— BEGIN —
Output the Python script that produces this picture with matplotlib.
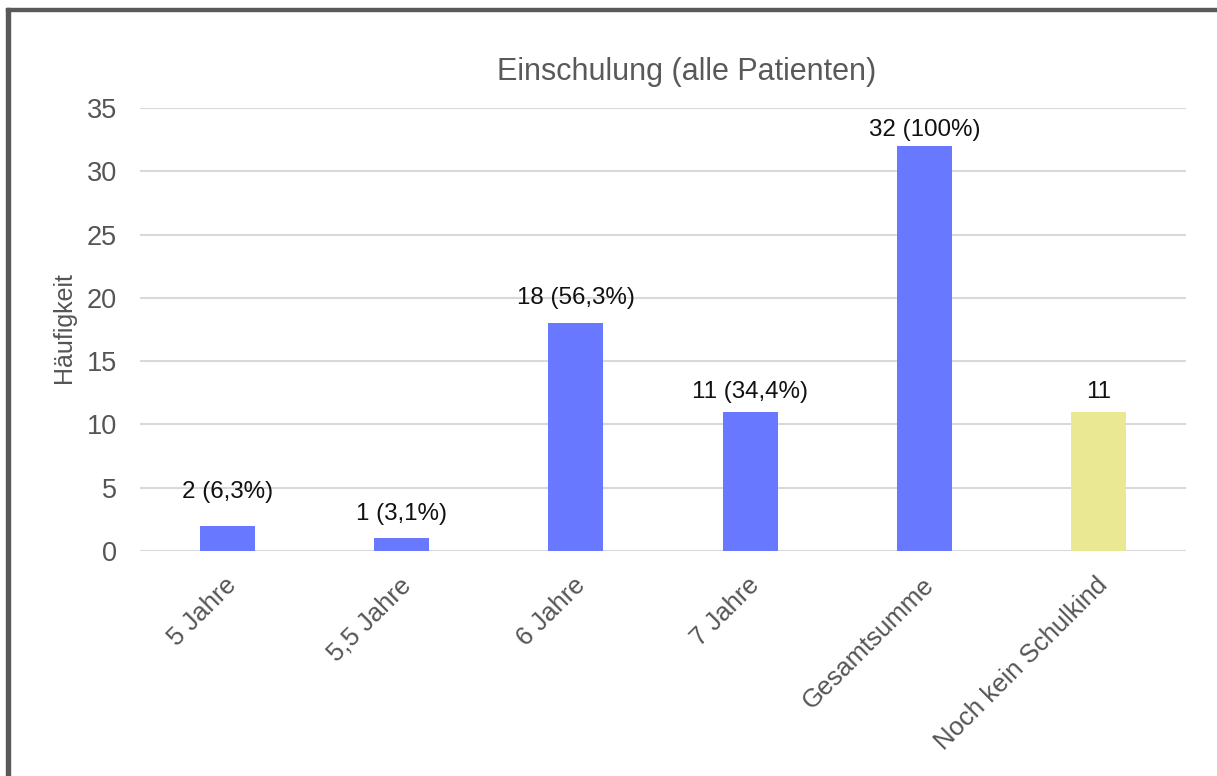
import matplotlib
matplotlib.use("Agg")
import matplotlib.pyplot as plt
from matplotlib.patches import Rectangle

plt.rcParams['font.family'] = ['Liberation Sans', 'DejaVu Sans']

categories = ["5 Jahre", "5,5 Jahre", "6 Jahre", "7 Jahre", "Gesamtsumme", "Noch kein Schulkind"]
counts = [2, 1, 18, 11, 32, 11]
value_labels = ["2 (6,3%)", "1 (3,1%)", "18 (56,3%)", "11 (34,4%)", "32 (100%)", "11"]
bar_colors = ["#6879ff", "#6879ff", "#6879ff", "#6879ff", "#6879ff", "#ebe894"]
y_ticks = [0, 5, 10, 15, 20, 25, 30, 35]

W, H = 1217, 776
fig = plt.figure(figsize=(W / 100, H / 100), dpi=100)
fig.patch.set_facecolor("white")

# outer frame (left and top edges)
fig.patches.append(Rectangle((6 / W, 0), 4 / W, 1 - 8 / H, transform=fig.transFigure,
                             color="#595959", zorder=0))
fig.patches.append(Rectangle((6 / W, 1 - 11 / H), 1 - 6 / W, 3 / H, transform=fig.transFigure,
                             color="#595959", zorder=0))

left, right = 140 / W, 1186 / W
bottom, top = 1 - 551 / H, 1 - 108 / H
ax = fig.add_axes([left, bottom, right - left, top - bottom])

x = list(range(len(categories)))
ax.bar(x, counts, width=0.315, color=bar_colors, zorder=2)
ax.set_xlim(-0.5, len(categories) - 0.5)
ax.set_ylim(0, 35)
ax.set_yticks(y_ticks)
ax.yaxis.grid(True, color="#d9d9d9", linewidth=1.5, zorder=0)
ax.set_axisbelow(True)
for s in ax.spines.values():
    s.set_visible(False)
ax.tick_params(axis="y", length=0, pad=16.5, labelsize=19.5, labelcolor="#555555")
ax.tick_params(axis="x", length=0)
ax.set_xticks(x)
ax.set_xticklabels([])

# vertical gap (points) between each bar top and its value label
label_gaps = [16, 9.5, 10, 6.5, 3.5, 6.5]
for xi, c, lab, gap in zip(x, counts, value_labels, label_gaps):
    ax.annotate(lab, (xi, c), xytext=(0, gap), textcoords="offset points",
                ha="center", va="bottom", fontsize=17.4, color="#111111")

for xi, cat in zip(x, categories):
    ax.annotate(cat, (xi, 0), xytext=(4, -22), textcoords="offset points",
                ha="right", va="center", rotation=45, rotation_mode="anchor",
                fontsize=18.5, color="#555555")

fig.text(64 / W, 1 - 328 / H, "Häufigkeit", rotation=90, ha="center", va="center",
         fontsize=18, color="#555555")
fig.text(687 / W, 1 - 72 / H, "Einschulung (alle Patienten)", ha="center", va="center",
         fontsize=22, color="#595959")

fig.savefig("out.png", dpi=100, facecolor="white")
— END —
Request: Leave out any pictures and return exactly the lines from the beginning of the data through the line with "ax.set_xticklabels([])", inclusive.

Final answer:
Output the Python script that produces this picture with matplotlib.
import matplotlib
matplotlib.use("Agg")
import matplotlib.pyplot as plt
from matplotlib.patches import Rectangle

plt.rcParams['font.family'] = ['Liberation Sans', 'DejaVu Sans']

categories = ["5 Jahre", "5,5 Jahre", "6 Jahre", "7 Jahre", "Gesamtsumme", "Noch kein Schulkind"]
counts = [2, 1, 18, 11, 32, 11]
value_labels = ["2 (6,3%)", "1 (3,1%)", "18 (56,3%)", "11 (34,4%)", "32 (100%)", "11"]
bar_colors = ["#6879ff", "#6879ff", "#6879ff", "#6879ff", "#6879ff", "#ebe894"]
y_ticks = [0, 5, 10, 15, 20, 25, 30, 35]

W, H = 1217, 776
fig = plt.figure(figsize=(W / 100, H / 100), dpi=100)
fig.patch.set_facecolor("white")

# outer frame (left and top edges)
fig.patches.append(Rectangle((6 / W, 0), 4 / W, 1 - 8 / H, transform=fig.transFigure,
                             color="#595959", zorder=0))
fig.patches.append(Rectangle((6 / W, 1 - 11 / H), 1 - 6 / W, 3 / H, transform=fig.transFigure,
                             color="#595959", zorder=0))

left, right = 140 / W, 1186 / W
bottom, top = 1 - 551 / H, 1 - 108 / H
ax = fig.add_axes([left, bottom, right - left, top - bottom])

x = list(range(len(categories)))
ax.bar(x, counts, width=0.315, color=bar_colors, zorder=2)
ax.set_xlim(-0.5, len(categories) - 0.5)
ax.set_ylim(0, 35)
ax.set_yticks(y_ticks)
ax.yaxis.grid(True, color="#d9d9d9", linewidth=1.5, zorder=0)
ax.set_axisbelow(True)
for s in ax.spines.values():
    s.set_visible(False)
ax.tick_params(axis="y", length=0, pad=16.5, labelsize=19.5, labelcolor="#555555")
ax.tick_params(axis="x", length=0)
ax.set_xticks(x)
ax.set_xticklabels([])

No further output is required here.